*TO BE DONE*.
Pick out the lines below that contain the string "this" and copy them all.

*DATA SHOWN*.

++++

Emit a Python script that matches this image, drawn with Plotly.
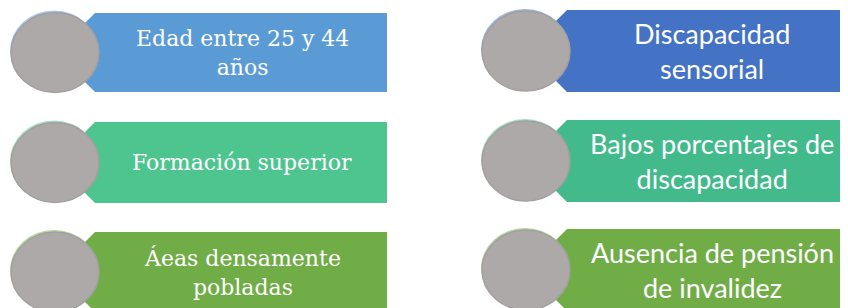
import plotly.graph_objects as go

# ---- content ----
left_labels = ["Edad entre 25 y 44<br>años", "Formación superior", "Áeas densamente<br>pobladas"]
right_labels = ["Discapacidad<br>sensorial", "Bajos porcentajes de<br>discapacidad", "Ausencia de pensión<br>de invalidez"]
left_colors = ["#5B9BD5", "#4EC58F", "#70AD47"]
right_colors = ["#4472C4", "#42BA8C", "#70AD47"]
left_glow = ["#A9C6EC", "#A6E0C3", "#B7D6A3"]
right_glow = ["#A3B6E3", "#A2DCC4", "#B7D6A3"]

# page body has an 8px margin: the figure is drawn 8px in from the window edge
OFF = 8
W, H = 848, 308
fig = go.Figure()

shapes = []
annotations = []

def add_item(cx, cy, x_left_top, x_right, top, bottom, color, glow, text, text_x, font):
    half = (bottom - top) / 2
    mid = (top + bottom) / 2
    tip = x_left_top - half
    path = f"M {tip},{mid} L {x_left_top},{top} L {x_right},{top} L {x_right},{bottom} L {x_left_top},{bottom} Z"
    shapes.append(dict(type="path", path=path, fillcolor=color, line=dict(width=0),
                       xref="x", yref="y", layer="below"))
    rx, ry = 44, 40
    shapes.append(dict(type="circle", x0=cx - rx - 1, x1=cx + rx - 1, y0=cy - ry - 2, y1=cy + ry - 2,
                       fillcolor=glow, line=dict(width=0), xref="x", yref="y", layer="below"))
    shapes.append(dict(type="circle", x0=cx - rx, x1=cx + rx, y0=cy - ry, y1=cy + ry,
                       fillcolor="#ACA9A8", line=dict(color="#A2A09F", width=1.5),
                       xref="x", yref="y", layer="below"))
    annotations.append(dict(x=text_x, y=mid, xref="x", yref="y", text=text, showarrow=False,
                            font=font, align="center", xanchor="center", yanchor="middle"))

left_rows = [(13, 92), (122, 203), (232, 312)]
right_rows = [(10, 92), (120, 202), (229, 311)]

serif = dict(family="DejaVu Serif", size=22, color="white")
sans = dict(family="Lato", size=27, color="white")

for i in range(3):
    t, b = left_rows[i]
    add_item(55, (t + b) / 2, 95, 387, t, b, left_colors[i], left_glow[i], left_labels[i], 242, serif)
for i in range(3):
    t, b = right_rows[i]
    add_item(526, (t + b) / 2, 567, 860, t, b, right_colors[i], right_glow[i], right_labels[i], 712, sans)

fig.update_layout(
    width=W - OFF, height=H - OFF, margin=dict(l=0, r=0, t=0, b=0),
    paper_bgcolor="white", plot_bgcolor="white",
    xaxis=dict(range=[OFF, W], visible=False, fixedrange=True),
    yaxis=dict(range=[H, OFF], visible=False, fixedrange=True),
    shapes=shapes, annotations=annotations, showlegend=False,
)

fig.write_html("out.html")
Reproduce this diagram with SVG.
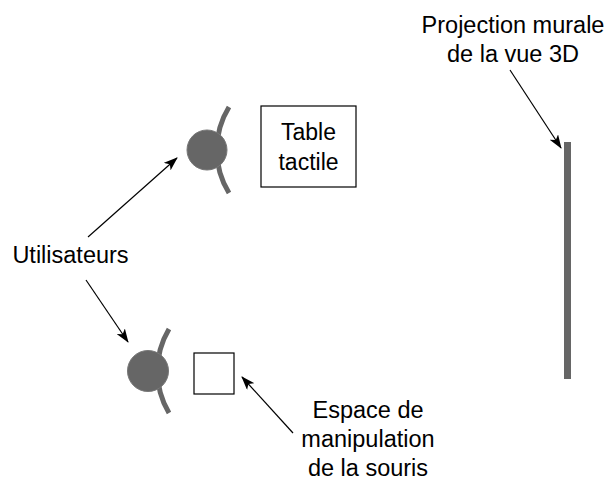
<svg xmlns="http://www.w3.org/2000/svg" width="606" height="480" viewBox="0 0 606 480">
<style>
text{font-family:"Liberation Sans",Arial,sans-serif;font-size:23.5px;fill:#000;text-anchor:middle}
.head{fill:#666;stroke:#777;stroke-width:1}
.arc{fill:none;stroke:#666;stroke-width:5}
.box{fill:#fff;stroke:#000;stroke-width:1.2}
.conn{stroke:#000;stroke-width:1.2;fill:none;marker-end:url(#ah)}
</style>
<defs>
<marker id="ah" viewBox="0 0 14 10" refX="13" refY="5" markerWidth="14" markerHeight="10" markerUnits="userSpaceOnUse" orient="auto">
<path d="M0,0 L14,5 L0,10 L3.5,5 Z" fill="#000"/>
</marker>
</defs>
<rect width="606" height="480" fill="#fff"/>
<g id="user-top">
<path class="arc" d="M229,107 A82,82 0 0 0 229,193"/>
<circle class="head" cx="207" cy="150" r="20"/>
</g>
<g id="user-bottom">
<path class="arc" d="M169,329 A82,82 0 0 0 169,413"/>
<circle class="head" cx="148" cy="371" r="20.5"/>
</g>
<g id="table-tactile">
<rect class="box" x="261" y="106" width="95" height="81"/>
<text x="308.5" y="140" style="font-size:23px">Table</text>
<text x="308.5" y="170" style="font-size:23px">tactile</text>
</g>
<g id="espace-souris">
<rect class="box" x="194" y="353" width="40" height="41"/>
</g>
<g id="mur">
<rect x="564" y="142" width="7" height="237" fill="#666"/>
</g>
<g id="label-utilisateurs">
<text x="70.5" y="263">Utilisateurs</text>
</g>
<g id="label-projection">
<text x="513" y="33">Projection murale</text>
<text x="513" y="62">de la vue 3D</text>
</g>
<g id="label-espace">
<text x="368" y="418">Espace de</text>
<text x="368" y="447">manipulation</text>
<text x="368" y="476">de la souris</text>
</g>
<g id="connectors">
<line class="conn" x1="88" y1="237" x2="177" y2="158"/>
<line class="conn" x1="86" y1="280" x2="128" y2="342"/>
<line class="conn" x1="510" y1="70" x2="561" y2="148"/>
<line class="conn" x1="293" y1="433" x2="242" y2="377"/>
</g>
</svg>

++++

*WRITTEN ANSWER*.
Emit a Python script that matches this image, drawn with Plotly.
Reproduce this diagram with SVG.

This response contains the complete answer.